THE EXERCISE: In the data that follows, count the lines in which the word "with" occurs, and report that figure alone.

DATASET CONTENT:
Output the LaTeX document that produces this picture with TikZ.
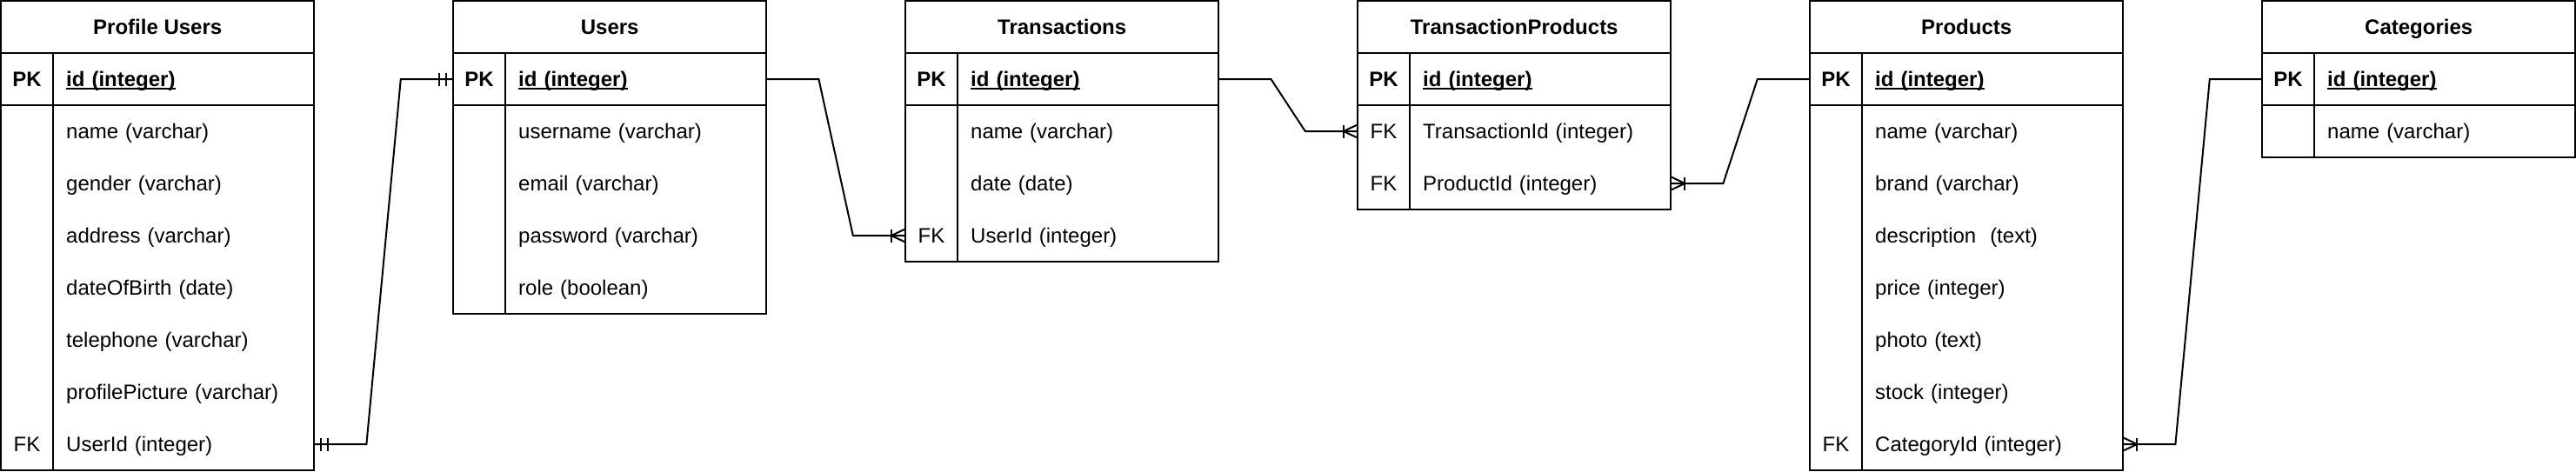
\documentclass[tikz,border=0pt]{standalone}
\usepackage{fontspec}
\setmainfont{Liberation Sans}
\usetikzlibrary{calc}
\newcommand\erfont{\fontsize{24}{29}\selectfont}
\newcommand\ulbold[1]{\setbox0\hbox{#1}\rlap{\rule[-3.5pt]{\wd0}{1.6pt}}\box0}
\tikzset{
 frame/.style={draw=black, line width=2pt},
 conn/.style={draw=black, line width=2pt},
 titlecell/.style={minimum width=360pt, minimum height=60pt, inner sep=0pt, font=\erfont\bfseries, text height=17pt, text depth=0pt},
 keycell/.style={minimum width=60pt, minimum height=60pt, inner sep=0pt, font=\erfont, text height=17pt, text depth=0pt},
 fieldcell/.style={minimum height=60pt, text width=270pt, inner xsep=15pt, inner ysep=0pt, align=left, font=\erfont, text height=17pt, text depth=0pt},
}
% title: name, x, text
\newcommand\ertitle[3]{\node[titlecell, anchor=north west] (#1) at (#2,-1) {#3};}
% row: prefix, index, x, key, field
\newcommand\errow[5]{%
  \node[keycell] (#1k#2) at ({#3+30},{-91-60*#2}) {#4};
  \node[fieldcell, anchor=west] (#1f#2) at ({#3+60},{-91-60*#2}) {#5};}
% frame: x, number of non-PK rows
\newcommand\erframe[2]{%
  \draw[frame] (#1,-1) rectangle ({#1+360},{-121-60*#2});
  \draw[frame] (#1,-61) -- ({#1+360},-61);
  \draw[frame] (#1,-121) -- ({#1+360},-121);
  \draw[frame] ({#1+60},-61) -- ({#1+60},{-121-60*#2});}
% crow's foot with bar: anchor, direction of the line (1 right, -1 left)
\newcommand\crowfoot[2]{%
  \draw[conn] ($(#1)+(#2*16,7.5)$) -- ($(#1)+(#2*16,-7.5)$);
  \draw[conn] ($(#1)+(0,7.5)$) -- ($(#1)+(#2*16,0)$) -- ($(#1)+(0,-7.5)$);}
% mandatory one: anchor, direction
\newcommand\mandone[2]{%
  \draw[conn] ($(#1)+(#2*8,7.5)$) -- ($(#1)+(#2*8,-7.5)$);
  \draw[conn] ($(#1)+(#2*16,7.5)$) -- ($(#1)+(#2*16,-7.5)$);}
\begin{document}
\begin{tikzpicture}[x=1pt,y=1pt]
\useasboundingbox (0,0) rectangle (2962,-542);
\fill[white] (0,0) rectangle (2962,-542);

% Profile Users
\erframe{1}{7}
\ertitle{pu}{1}{Profile Users}
\errow{pu}{0}{1}{\textbf{PK}}{\textbf{\ulbold{id (integer)}}}
\errow{pu}{1}{1}{}{name (varchar)}
\errow{pu}{2}{1}{}{gender (varchar)}
\errow{pu}{3}{1}{}{address (varchar)}
\errow{pu}{4}{1}{}{dateOfBirth (date)}
\errow{pu}{5}{1}{}{telephone (varchar)}
\errow{pu}{6}{1}{}{profilePicture (varchar)}
\errow{pu}{7}{1}{FK}{UserId (integer)}

% Users
\erframe{521}{4}
\ertitle{us}{521}{Users}
\errow{us}{0}{521}{\textbf{PK}}{\textbf{\ulbold{id (integer)}}}
\errow{us}{1}{521}{}{username (varchar)}
\errow{us}{2}{521}{}{email (varchar)}
\errow{us}{3}{521}{}{password (varchar)}
\errow{us}{4}{521}{}{role (boolean)}

% Transactions
\erframe{1041}{3}
\ertitle{tr}{1041}{Transactions}
\errow{tr}{0}{1041}{\textbf{PK}}{\textbf{\ulbold{id (integer)}}}
\errow{tr}{1}{1041}{}{name (varchar)}
\errow{tr}{2}{1041}{}{date (date)}
\errow{tr}{3}{1041}{FK}{UserId (integer)}

% TransactionProducts
\erframe{1561}{2}
\ertitle{tp}{1561}{TransactionProducts}
\errow{tp}{0}{1561}{\textbf{PK}}{\textbf{\ulbold{id (integer)}}}
\errow{tp}{1}{1561}{FK}{TransactionId (integer)}
\errow{tp}{2}{1561}{FK}{ProductId (integer)}

% Products
\erframe{2081}{7}
\ertitle{pr}{2081}{Products}
\errow{pr}{0}{2081}{\textbf{PK}}{\textbf{\ulbold{id (integer)}}}
\errow{pr}{1}{2081}{}{name (varchar)}
\errow{pr}{2}{2081}{}{brand (varchar)}
\errow{pr}{3}{2081}{}{description\ \ (text)}
\errow{pr}{4}{2081}{}{price (integer)}
\errow{pr}{5}{2081}{}{photo (text)}
\errow{pr}{6}{2081}{}{stock (integer)}
\errow{pr}{7}{2081}{FK}{CategoryId (integer)}

% Categories
\erframe{2601}{1}
\ertitle{ca}{2601}{Categories}
\errow{ca}{0}{2601}{\textbf{PK}}{\textbf{\ulbold{id (integer)}}}
\errow{ca}{1}{2601}{}{name (varchar)}

% Connectors
\draw[conn] (puf7.east) -- ++(60,0) -- ($(usk0.west)+(-60,0)$) -- (usk0.west);
\mandone{puf7.east}{1}
\mandone{usk0.west}{-1}

\draw[conn] (usf0.east) -- ++(60,0) -- ($(trk3.west)+(-60,0)$) -- (trk3.west);
\crowfoot{trk3.west}{-1}

\draw[conn] (trf0.east) -- ++(60,0) -- ($(tpk1.west)+(-60,0)$) -- (tpk1.west);
\crowfoot{tpk1.west}{-1}

\draw[conn] (tpf2.east) -- ++(60,0) -- ($(prk0.west)+(-60,0)$) -- (prk0.west);
\crowfoot{tpf2.east}{1}

\draw[conn] (prf7.east) -- ++(60,0) -- ($(cak0.west)+(-60,0)$) -- (cak0.west);
\crowfoot{prf7.east}{1}
\end{tikzpicture}
\end{document}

THE REPLY: 2